Reduced Taxable Benefit for Company Cars


Tax Advisory Bulletin

Date: February 2004

Re: Reduced Taxable Benefit for Company Cars


Whenever an employer provides an employee with a car, there is a taxable benefit that must be included on the employee’s T4. The taxable benefit is made up of a “standby” charge and an “operating” charge. The standby charge is computed as 2% of the original cost of the car for each month the car is available to the employee (or 24% of the cost of the car per annum). For leased cars, the standby charge is 2/3 of the lease cost.
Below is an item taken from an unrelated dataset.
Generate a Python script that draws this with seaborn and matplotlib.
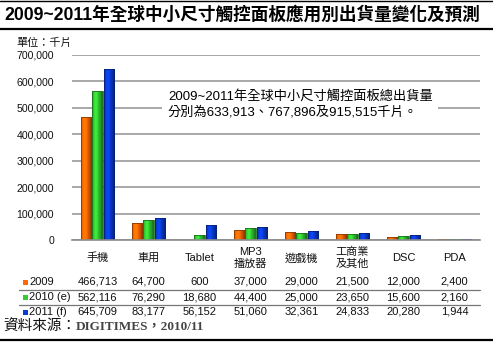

As a result of changes announced in the 2003 federal budget, the rules that allow for a reduced standby charge have been relaxed. For 2003 and subsequent years, the standby charge can be reduced if both of the following conditions are met:

  • the car is used for work for more than 50% of the total kilometres driven; and
  • the personal driving is less than 20,000 kilometres per year.

If the relaxed conditions are met, the standby charge can be reduced based on personal use divided by 20,000 kms. For example, if you drive the car 30,000 kms for work and 15,000 kms for personal purposes, the standby charge can be reduced to 75% of the normal charge (15,000kms/20,000).

Prior to this recent change, the standby charge could only be reduced if the car was driven 90% or more for work and the personal driving amounted to less than 12,000 kilometres per year. In the example noted, the full standby charge would have applied.

The operating charge is computed as 17 cents per kilometre of personal use. If your work-related use of the car exceeds 50%, the operating charge can be calculated as a flat amount equal to ½ of the standby charge. In light of the new reduced standby charge, this method may be beneficial, particularly if the cost of the car is low and there is a high personal driving component (albeit less than 50%).

In all cases, it will be critical to keep dated records to substantiate your work-related driving, including your destination and distance.